#### Problem statement
Tally each line where the word "with" occurs, then give only the total.

#### Data shown
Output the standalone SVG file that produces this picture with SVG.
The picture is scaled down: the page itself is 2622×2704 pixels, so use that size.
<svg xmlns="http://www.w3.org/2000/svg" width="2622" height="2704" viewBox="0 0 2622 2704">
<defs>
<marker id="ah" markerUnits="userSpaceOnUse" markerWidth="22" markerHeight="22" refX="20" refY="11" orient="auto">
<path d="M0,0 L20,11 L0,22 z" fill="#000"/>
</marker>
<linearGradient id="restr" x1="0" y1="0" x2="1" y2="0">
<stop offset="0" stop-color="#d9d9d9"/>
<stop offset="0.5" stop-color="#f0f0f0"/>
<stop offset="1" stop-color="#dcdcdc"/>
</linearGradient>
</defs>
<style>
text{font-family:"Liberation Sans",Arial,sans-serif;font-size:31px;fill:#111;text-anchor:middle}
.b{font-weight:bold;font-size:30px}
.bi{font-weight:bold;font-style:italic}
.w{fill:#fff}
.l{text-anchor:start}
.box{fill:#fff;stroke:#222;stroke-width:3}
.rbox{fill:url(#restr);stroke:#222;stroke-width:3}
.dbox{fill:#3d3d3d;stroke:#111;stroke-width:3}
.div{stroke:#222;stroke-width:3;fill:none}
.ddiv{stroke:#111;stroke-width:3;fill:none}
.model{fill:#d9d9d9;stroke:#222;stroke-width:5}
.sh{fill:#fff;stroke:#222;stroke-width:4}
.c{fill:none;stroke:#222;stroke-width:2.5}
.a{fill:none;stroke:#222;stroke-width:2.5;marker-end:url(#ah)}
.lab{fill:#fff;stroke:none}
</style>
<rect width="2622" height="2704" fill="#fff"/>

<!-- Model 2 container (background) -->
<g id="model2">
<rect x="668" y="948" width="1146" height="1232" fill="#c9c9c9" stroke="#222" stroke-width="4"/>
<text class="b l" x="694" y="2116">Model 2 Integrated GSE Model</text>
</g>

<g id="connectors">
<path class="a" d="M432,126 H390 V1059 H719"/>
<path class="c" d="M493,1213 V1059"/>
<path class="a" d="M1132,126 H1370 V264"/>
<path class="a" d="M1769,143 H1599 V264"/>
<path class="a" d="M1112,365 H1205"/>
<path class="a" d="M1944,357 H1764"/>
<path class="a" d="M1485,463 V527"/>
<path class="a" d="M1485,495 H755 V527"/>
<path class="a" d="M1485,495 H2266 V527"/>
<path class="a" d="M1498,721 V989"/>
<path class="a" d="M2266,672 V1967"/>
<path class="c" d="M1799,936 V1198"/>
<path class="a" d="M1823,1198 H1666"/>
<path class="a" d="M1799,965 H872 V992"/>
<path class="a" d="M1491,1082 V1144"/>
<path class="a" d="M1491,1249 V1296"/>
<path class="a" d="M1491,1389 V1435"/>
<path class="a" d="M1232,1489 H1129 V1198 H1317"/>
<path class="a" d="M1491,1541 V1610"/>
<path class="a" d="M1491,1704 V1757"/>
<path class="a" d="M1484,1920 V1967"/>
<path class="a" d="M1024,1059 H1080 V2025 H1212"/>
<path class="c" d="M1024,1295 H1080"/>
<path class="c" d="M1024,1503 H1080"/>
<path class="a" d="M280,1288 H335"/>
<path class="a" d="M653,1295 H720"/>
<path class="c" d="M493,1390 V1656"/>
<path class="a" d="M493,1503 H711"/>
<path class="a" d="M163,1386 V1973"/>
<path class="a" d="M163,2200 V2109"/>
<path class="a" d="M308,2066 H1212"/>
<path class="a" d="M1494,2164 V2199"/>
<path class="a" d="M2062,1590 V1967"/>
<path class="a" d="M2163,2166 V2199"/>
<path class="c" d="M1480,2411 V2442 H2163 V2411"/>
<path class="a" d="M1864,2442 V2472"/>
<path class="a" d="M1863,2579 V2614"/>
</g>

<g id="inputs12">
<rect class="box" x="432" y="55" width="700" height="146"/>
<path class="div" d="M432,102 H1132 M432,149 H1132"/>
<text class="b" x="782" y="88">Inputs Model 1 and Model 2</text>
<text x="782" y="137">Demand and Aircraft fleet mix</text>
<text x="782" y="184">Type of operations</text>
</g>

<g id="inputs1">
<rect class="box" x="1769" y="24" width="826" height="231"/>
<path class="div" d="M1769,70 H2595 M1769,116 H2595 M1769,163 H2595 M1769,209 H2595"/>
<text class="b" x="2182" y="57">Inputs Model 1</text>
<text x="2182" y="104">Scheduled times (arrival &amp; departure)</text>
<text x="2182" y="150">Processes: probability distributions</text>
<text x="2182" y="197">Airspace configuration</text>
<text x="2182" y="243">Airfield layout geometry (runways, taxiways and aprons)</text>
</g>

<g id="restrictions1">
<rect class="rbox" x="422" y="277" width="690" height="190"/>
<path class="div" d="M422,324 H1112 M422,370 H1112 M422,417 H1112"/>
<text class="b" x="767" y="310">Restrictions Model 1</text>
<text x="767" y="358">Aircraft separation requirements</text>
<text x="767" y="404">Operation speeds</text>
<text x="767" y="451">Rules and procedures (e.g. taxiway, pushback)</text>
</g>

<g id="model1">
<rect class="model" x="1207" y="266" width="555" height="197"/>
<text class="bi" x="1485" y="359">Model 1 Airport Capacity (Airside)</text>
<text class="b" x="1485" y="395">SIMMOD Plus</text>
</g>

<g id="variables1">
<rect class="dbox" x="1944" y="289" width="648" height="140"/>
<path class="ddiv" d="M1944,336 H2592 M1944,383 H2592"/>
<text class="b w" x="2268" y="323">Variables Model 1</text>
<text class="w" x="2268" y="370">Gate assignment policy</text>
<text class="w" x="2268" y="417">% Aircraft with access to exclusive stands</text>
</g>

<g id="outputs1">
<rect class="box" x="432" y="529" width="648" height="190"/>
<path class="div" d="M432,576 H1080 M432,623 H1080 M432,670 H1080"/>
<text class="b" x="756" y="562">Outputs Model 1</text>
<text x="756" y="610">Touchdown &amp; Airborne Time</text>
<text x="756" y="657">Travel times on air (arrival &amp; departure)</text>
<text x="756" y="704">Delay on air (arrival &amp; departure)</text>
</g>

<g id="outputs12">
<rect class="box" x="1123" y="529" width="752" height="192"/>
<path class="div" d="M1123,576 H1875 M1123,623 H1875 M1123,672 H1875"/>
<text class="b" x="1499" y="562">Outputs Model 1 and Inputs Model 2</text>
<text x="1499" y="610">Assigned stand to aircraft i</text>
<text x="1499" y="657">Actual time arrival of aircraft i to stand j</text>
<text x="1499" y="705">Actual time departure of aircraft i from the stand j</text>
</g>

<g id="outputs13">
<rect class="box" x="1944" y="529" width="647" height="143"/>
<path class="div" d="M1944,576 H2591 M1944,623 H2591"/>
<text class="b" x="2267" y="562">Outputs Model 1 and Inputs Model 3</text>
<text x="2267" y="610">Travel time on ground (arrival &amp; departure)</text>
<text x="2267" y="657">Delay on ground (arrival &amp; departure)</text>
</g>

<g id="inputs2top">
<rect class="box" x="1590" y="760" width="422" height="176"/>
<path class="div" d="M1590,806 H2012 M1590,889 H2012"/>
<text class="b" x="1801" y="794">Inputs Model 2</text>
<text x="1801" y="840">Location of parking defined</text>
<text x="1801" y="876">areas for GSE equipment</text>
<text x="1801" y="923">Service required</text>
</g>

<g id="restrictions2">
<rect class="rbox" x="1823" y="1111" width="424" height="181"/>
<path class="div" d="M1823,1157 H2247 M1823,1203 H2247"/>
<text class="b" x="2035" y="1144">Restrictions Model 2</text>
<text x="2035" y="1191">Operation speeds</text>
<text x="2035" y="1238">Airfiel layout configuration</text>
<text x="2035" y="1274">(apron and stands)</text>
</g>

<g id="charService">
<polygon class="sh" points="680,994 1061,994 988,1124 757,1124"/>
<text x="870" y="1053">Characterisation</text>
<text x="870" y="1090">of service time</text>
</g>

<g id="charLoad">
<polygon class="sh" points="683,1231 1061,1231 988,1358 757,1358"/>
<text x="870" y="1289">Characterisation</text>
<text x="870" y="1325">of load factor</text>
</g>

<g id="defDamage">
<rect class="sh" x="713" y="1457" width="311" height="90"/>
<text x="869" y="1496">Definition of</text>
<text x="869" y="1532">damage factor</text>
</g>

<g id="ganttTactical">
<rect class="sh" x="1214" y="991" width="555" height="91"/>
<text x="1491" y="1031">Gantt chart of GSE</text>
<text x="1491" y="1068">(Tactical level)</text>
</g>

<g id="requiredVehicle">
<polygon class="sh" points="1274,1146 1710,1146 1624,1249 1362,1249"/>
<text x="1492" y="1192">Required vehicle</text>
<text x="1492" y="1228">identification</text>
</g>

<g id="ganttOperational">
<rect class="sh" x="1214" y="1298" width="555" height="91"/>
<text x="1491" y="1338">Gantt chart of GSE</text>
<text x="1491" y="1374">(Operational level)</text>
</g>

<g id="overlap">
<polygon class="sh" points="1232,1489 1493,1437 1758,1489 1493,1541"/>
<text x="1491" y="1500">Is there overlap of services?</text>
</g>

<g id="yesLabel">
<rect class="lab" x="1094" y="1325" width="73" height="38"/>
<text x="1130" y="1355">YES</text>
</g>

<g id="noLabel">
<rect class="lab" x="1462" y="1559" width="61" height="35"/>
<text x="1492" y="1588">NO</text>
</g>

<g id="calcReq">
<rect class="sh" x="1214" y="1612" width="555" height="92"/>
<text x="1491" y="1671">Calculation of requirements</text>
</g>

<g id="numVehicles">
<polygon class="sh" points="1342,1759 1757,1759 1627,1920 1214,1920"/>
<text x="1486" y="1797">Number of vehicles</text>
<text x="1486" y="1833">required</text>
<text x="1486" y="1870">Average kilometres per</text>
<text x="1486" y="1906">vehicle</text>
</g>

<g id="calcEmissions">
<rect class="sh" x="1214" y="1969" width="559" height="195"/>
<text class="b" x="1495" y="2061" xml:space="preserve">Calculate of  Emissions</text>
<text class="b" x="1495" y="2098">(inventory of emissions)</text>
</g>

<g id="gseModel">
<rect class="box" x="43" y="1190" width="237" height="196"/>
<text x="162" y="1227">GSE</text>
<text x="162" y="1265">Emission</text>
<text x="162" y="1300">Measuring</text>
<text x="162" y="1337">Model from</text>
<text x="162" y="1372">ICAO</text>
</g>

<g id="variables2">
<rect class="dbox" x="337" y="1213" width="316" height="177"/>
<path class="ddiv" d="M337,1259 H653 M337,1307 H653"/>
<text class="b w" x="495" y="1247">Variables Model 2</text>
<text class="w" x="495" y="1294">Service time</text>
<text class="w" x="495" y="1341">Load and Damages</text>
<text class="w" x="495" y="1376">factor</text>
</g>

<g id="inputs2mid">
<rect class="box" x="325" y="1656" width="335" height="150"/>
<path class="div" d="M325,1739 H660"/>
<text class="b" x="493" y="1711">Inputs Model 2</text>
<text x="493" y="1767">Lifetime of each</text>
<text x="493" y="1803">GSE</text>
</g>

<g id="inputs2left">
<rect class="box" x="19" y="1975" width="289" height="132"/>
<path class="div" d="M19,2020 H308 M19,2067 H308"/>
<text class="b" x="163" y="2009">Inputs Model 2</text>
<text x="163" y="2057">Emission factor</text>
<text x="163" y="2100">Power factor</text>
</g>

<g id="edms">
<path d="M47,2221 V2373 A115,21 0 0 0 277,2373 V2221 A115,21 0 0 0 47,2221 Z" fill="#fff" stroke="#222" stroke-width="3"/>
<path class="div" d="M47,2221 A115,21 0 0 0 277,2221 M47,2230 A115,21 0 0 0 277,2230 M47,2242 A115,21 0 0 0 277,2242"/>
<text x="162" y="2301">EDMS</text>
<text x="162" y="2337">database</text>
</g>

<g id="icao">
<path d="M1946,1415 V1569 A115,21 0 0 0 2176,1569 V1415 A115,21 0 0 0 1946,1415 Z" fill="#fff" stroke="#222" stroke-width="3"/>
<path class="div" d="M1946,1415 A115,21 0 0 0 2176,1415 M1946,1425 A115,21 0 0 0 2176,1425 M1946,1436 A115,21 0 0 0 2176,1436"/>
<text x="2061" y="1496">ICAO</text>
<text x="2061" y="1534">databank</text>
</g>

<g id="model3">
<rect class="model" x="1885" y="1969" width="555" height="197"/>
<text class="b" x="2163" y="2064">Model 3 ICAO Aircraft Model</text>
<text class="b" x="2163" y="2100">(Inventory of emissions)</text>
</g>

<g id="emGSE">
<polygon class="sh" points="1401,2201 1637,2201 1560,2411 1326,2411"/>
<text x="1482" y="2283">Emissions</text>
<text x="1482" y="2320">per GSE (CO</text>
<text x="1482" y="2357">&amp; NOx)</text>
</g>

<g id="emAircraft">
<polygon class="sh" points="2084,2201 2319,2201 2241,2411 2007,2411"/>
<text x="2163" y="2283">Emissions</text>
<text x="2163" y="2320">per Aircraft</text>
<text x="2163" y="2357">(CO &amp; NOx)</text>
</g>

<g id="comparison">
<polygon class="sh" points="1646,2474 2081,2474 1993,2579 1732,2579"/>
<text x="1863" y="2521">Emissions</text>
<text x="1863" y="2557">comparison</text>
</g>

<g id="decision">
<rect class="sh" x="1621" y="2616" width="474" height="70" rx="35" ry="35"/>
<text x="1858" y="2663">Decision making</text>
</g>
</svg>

#### Solution to the problem
2